Let us start with something simple. We download a neural network to try out in a project. It might sort images or help with a data pipeline. That model looks like just a file we use and forget. Now imagine that file is carrying a hidden payload. It might sound like a thought experiment, but researchers have shown ways to embed data inside model parameters. That work is often called MaleficNet in the research literature.
We will walk through what that means, why it is surprising, and what it implies for anyone who uses or shares models. We will keep things approachable and avoid deep math. If you like a small technical aside, we include an Optional Nerd Corner that you can skip.
How malware can live inside a model
A neural network is essentially a large collection of numbers. Those numbers, the weights, tell the model how to transform input into output. The idea behind the embedding research is to use those numbers as a place to store data.
Instead of shipping malware as a separate file, someone can split the data into pieces and subtly alter many numbers across the model. The change to any single number is tiny, so the model still behaves as expected. When all the tiny changes are combined, they represent a hidden message.
To borrow from communications engineering, this is similar to spreading a signal across many channels so each channel only carries a little of the information. The benefit for an attacker is stealth. The model still performs well, and at a glance, it looks normal.

Why is it hard to spot
There are two reasons this is not obvious right away. First, the changes are small and distributed. Anyone’s weight is barely different from what it used to be. Second, most model inspections focus on accuracy and output behaviour. If the model still classifies correctly, many teams stop there.
This combination makes the technique stealthy. A file can live in repositories and be reused by others without raising immediate suspicion.
A gentle look at the recovery problem
It is important to be clear about a distinction. Hiding data in a model is not the same as executing code from it. The hidden data must be extracted and turned into an executable form before it can run. That extraction requires knowing the encoding method and having access to the raw parameters.

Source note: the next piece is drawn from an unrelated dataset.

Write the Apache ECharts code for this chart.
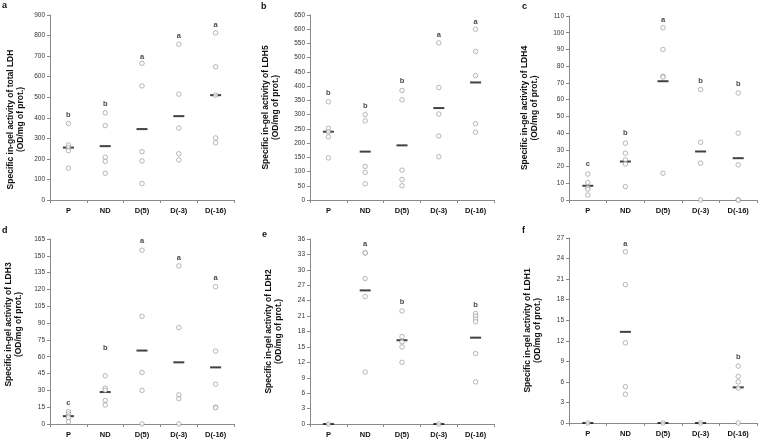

So the real risk is a two-part chain. First, the model carries data that is hidden but recoverable if you know how. Second, some process or person with access reconstructs the data and runs it. The researchers show that the first part is feasible and reliable under certain conditions. The second part depends on the operational context and practices.
Quick Math
Optional Nerd Corner: a compact expression is: ̄wj = wj + γ Cj bj
Here, we are only saying that the modified weights are the original weights plus a small added vector that encodes the hidden bits. That is all the equation expresses in one line.
The injection and extraction of ideas, described simply
We will describe the two operations at a high level without step-by-step detail. Think of these as two roles in the story.
Inject is the packing phase. The actor prepares the data to be hidden, takes steps to make it robust to small errors, and then blends it into the model in many small pieces. The goal is to make each change subtle while preserving the ability to recover the full message later.
Extract is the unpacking phase. Someone who knows how the data was blended goes through the model, looks for the faint signals, combines those faint bits into a noisy reconstruction, and then relies on the robustness steps from the packing phase to repair errors and recover the original file. At the end, there is usually a verification step to ensure the recovered file matches what was intended.
The important takeaway is this. The pair of actions is designed to be stealthy in storage and reliable in recovery. That combination is what makes the approach notable.
How can this turn into a real threat?
Embedding itself is only half the story. The risk increases when models are treated with lax operational practices. Here are typical ways the hidden data might become active, described in general terms.
• Someone runs a script or tool that reads raw weights and processes them. If that tool reconstructs the hidden data and then writes or launches it, the payload is executed.
• An automated pipeline that pulls models, converts them, or runs test scripts might accidentally provide the execution path.
• An insider with access to model files could recover and run a payload.
In short, a hidden payload becomes dangerous when a process or person with the right access and knowledge turns it into something that runs.
Practical steps we can take
We want to be careful without making life impossible. These suggestions are practical and easy to adopt.
- Treat external models like code artifacts. Prefer models from trusted sources and verify provenance.
- Avoid running unreviewed example scripts that touch raw weights. Inspect or sandbox them first.
- Use inference as a service where feasible, so raw parameters do not reside on untrusted hosts.
- Limit who can read raw model files. Least privilege helps here.
- Monitor runtime behaviour after new models are loaded. Unexpected network activity or new processes are worth investigating.
These steps reduce the chance that a hidden payload is ever extracted and executed.
Conclusion
We have seen that hiding data inside a model is more than a curiosity. It is a stealthy storage channel with real implications for model sharing and deployment. The technique does not instantaneously give an attacker the power to run arbitrary code. Instead, it changes the risk profile. If access to raw parameters is common and scripts that process those parameters are run without scrutiny, the opportunity for misuse grows.
For us, the takeaway is straightforward. We should treat models as sensitive artifacts and adopt basic operational hygiene. Doing so closes the practical gaps that make an otherwise clever research idea into a real operational risk.